Recently I attended a birthday party with a group of friends who are women. We are all about the same age give or take a few years: that halfway milepost some people call middle age.   A question was raised and discussed: “What are we doing with the rest of our lives?” We all talked about wanting to feel more settled, balanced and in a better place, but it wasn’t necessarily the here and now.  I wondered: “When and where does one live happily ever after?”

Most of us grew up programmed to find jobs, be successful, get married, raise a family, be good community citizens, retire somewhere warm and sunny and live happily ever after. But along the way some of us took detours; others hit road blocks, and a few are still traveling along a course in search of happily ever after.

I thought to myself: “We spent a good part of our early twenties trying to figure out what we wanted to do with the rest of our lives and here we are in our fifties asking the question all over again. How could that be?”

I think as women were handed more opportunities our definition of “happily ever after” was also redefined for us. We worked hard, became successful in our careers and competitive with our male counterparts. Today, women make up over 50 percent of the executive workforce. We achieved in our careers but for many our personal lives took a back seat. We found we had to catch up in that area, settle or opt out. For some of us the Mr. Wonderful we thought was was “the one” was nothing more than an illusion….or competition.

As we matured we also realized that happiness does not have a price tag. And careers wear off like makeup. If you don’t keep touching up you begin to look faded. You are replaced with someone younger, fresher, with new skill sets and, yes, more affordable even if she doesn’t have one sixth of the experience you have. We rethink the career success we worked so hard to achieve in the first place.

We looked at our lives and the things we’ve purchased: a house we live in alone, clothes that sit in a closet waiting for those special nights out and other things that once seemed so important at the time and now we think about selling. Happily ever after is not always the house with the white picket fence of our childhood story books, It’s the quality of life lived in the home that matters and the sound of laughter that fills the rooms.

Some people tell me that being parent has been the happiest part of their lives. They tell me I should have had children and I “missed out.”  I think having children was an option that did not make sense to me as a single woman and by the time I was married in my late forties didn’t feel like the best choice for my husband and me. I am no less happy for my decision and I don’t feel any less of a woman for not bearing a child. I don’t feel people define my happiness; they enhance it.

My husband says, “If you want to change your life change your residence.”  Friends talk about moving south to warmer climates, places where life is easier on the pocketbook and stress level, rich in activities and filled with new people to meet. Is happily ever after in another town? I agree that if you are not happy in one place, one career, one relationship…move on. But make sure when you move on it’s not to run away but rather to move forward.

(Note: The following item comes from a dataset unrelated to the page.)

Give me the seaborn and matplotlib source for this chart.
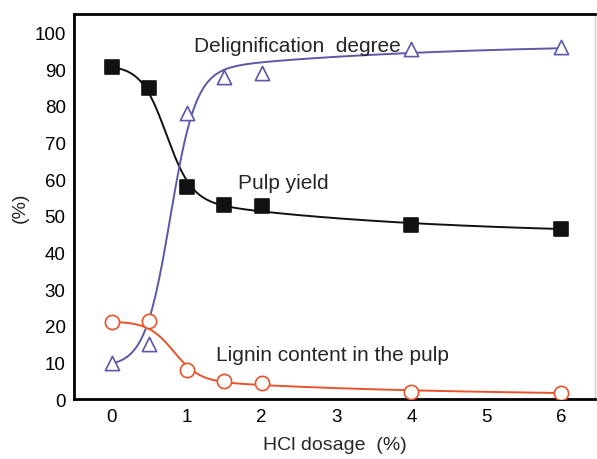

Take out a piece of paper and make a list of everything that makes you happy. Then check off everything on that list that is currently in your life. Then look at what is not checked off and decide: “What is the one thing I can I do this year to make this happen?” Finally, make a second list of what happiness you can bring to others and check off one thing you can do to make that happen.

I think “happily ever after” is elusive.  I also think we need to give and share happiness to realize it in ourselves. Instead of seeking happiness maybe we need to sow the seeds ourselves and bring the garden wherever we go and invite people in.  Let’s just don’t hold our breaths waiting for someone else to hand us a bouquet.